Type 2 cold starts the same, except that as you move through it, it gets colder. After walking to your post for twenty minutes, you’re colder than you were at the start. The cold gets through to you deeply and intimately. It feels dangerous because it is dangerous. People have died of hypothermia on the Wall. You have no choice with type 2 cold except to keep moving as much as you can and, mainly, to try to find out in advance if it’s going to be a type 2 day and plan accordingly. That means double layers of everything, double porridge, double warm drinks. Sometimes someone will run back to the barracks and bring more clothes, a big flask of warm liquid, anything. I’ve even heard of units where they make fires and gather round them on the coldest nights, but the Captain would never let us get away with that.
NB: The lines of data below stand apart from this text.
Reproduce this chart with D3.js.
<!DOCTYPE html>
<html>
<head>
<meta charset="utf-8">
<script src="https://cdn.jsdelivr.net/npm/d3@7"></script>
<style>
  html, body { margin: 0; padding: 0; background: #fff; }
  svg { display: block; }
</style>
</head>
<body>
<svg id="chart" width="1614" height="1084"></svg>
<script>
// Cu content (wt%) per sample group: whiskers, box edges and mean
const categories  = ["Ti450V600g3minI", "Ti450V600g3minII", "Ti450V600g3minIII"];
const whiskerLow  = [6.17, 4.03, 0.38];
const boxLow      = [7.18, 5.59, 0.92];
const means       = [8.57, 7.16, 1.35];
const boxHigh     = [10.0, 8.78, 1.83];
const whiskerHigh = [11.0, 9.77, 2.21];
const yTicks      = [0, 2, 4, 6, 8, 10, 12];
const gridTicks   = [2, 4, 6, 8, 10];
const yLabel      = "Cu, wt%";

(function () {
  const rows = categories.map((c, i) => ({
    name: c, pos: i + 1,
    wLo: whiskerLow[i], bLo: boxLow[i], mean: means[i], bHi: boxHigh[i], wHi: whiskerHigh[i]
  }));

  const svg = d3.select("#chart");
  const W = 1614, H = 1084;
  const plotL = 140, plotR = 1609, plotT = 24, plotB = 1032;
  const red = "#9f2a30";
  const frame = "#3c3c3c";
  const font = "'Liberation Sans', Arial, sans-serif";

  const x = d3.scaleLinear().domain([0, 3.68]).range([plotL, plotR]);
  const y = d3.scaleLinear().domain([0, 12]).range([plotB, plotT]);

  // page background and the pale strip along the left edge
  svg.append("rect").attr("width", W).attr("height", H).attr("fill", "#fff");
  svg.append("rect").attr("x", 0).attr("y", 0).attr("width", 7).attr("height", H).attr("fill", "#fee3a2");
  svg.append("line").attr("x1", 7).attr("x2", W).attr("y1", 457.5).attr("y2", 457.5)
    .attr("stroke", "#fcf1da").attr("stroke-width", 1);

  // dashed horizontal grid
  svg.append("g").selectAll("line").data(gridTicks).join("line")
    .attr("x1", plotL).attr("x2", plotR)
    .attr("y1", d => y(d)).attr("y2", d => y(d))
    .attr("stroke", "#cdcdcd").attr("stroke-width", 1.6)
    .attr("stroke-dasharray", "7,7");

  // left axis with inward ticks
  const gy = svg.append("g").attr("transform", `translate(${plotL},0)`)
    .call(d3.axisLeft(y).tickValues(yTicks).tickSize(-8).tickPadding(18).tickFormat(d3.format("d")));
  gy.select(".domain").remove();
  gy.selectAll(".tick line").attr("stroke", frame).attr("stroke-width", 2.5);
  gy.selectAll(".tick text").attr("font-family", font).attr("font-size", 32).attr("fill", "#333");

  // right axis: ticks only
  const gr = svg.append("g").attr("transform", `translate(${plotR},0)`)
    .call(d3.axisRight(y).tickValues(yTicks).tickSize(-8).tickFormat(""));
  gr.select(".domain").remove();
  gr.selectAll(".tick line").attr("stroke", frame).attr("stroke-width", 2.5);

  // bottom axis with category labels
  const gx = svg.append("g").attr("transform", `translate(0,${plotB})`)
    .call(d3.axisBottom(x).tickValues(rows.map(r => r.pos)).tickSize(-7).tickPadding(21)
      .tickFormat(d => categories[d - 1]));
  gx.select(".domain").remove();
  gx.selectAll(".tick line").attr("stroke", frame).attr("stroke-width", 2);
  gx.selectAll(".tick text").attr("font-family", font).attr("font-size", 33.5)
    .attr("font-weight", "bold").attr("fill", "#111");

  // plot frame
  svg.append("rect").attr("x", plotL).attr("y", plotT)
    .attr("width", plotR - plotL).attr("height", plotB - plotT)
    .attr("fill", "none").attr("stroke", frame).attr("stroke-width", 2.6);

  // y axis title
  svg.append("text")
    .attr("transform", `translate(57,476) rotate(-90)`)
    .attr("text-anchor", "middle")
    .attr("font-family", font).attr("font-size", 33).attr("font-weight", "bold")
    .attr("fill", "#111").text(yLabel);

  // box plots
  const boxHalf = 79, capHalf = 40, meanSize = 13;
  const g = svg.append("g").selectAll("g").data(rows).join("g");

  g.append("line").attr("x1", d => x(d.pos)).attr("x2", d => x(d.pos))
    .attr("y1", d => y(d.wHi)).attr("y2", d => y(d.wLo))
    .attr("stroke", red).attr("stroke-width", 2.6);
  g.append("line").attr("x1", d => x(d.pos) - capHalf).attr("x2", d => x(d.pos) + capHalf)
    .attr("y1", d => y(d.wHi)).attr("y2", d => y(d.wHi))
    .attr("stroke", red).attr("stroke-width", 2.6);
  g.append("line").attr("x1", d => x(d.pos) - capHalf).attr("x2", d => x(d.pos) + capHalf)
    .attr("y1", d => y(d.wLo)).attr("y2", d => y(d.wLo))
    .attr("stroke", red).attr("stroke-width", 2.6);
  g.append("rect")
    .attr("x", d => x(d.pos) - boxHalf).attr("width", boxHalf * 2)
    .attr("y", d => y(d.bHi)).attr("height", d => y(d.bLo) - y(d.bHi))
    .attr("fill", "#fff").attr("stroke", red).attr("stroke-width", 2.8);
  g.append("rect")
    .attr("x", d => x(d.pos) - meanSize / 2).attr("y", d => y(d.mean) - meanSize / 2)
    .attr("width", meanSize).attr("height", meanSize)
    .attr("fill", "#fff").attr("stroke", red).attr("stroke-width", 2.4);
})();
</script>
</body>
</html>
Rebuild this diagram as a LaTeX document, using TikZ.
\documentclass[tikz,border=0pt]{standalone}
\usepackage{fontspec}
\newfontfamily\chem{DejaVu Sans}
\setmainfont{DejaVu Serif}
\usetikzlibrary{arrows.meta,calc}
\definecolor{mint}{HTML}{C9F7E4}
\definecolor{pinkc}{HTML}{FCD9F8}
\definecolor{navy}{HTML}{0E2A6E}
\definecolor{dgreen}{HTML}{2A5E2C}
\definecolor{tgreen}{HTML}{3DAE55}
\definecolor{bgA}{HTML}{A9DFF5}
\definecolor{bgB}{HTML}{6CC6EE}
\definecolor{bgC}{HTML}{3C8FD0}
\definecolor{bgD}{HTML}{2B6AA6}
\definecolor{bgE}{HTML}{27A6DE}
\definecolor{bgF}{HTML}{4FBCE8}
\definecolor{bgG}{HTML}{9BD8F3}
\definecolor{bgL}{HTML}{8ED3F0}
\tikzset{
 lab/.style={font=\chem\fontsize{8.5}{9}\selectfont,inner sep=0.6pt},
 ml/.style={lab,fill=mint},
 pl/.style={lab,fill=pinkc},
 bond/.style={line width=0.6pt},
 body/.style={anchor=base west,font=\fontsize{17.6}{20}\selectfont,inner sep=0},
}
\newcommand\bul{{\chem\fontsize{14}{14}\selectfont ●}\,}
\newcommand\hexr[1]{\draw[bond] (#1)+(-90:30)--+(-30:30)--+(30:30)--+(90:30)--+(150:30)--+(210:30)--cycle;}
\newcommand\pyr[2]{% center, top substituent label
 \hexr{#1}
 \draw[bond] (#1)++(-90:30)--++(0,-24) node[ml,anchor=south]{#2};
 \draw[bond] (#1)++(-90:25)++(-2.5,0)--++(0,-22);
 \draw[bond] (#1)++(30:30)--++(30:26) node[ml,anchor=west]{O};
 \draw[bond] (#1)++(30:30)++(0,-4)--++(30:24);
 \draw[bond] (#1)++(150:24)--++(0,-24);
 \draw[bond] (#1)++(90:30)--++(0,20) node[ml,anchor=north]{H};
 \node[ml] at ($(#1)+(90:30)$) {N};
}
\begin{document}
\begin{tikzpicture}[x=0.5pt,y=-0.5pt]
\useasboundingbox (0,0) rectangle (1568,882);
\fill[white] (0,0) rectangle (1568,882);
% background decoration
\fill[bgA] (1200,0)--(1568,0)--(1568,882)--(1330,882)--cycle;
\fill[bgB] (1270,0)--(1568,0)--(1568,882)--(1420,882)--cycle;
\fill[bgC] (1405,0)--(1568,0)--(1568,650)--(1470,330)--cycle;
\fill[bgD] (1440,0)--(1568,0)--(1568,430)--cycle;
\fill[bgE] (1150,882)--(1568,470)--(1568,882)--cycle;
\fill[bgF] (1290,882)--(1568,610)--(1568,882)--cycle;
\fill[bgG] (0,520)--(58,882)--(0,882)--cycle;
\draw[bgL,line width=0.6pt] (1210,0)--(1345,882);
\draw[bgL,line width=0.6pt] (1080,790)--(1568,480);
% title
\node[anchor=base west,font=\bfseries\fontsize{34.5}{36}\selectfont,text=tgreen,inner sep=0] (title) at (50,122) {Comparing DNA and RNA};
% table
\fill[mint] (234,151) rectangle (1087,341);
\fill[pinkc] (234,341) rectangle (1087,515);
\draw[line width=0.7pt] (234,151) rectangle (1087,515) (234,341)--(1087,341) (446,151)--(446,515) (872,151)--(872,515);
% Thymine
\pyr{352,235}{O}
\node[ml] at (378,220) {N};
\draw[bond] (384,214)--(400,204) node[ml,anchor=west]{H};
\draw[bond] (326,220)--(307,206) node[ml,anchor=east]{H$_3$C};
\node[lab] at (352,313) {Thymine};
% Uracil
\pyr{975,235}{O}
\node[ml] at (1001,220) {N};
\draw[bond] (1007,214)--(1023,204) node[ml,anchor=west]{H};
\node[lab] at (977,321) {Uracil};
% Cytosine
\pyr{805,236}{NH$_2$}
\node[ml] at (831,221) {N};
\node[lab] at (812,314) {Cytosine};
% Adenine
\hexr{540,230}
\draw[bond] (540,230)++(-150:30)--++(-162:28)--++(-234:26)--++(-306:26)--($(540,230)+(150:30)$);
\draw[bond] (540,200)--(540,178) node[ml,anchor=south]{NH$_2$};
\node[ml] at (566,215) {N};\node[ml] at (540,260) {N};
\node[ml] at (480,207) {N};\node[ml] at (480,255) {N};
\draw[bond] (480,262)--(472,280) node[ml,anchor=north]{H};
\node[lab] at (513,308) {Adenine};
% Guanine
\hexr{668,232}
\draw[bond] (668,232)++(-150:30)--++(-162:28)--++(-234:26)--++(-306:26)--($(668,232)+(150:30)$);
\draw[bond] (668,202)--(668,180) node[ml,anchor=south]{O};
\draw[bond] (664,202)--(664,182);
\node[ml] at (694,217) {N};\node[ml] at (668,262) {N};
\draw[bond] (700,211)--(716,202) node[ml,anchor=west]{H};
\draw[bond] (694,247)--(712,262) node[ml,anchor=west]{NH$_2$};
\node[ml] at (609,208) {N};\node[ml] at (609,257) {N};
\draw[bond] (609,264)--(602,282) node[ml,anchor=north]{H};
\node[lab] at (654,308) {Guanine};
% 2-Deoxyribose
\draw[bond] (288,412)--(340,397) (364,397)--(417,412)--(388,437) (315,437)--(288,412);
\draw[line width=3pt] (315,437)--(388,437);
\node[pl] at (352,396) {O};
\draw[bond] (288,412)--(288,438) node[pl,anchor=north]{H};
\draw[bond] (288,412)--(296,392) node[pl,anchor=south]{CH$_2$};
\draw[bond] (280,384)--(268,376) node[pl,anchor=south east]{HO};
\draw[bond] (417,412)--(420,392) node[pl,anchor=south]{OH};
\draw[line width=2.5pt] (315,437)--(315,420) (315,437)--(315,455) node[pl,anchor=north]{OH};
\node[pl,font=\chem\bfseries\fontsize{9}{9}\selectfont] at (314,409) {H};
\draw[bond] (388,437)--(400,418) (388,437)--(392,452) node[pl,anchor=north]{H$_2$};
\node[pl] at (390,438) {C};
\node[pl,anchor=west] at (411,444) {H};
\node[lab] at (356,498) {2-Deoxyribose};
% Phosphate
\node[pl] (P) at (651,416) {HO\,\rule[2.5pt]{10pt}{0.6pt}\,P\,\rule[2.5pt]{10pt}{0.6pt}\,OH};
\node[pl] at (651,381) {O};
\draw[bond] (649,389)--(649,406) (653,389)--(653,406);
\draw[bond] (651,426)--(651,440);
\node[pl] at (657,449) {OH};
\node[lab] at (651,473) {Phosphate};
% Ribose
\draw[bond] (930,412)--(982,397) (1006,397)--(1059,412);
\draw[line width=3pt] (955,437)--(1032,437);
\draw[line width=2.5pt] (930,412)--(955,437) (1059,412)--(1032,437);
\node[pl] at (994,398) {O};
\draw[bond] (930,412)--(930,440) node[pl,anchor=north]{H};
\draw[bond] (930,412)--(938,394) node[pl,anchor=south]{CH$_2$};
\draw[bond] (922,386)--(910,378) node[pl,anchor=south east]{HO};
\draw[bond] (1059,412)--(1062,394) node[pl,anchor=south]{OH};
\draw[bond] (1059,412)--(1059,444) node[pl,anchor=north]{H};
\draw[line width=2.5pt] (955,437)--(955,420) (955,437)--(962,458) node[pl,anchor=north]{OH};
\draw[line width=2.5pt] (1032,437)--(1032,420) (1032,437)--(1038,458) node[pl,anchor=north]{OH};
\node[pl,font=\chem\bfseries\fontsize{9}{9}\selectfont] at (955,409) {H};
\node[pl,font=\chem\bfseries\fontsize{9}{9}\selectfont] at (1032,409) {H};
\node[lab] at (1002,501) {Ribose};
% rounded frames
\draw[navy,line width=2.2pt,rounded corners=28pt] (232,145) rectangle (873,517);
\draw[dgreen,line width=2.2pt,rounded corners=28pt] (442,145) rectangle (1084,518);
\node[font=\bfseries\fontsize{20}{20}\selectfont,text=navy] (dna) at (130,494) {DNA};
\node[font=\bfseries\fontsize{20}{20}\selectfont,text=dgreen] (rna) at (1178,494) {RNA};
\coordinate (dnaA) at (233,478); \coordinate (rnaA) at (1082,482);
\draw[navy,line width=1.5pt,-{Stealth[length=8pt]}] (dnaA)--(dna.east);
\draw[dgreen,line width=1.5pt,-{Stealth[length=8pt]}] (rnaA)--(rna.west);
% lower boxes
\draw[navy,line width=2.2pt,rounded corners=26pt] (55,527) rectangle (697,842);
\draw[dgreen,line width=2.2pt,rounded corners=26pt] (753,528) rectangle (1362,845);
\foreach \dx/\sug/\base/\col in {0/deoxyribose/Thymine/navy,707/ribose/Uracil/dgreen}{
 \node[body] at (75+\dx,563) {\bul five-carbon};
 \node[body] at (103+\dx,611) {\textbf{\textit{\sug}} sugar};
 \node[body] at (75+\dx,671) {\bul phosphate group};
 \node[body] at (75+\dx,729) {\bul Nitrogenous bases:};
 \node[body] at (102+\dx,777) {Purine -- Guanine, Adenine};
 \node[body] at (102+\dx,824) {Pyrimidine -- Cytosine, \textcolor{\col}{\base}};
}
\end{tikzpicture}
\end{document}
Type 1 cold can come to seem familiar, almost friendly, because you get to know it so well – the rest of your life, any time you feel cold, it will remind you of the Wall, and of this kind of cold, and because you’re now remembering being miserable at a time when you’re less miserable (by definition, you’re less miserable, since you’re no longer on the Wall), it will be not exactly a happy memory, but a memory with a happy effect: hooray, I’m no longer on the Wall! Somebody said there was no greater misery than recalling a time of happiness when you’re in a time of despair, and that’s true, but let’s focus on the positive and remember that the opposite is also true. When you remember the bad place, and you’re no longer in the bad place, it feels good, like waking from a nightmare.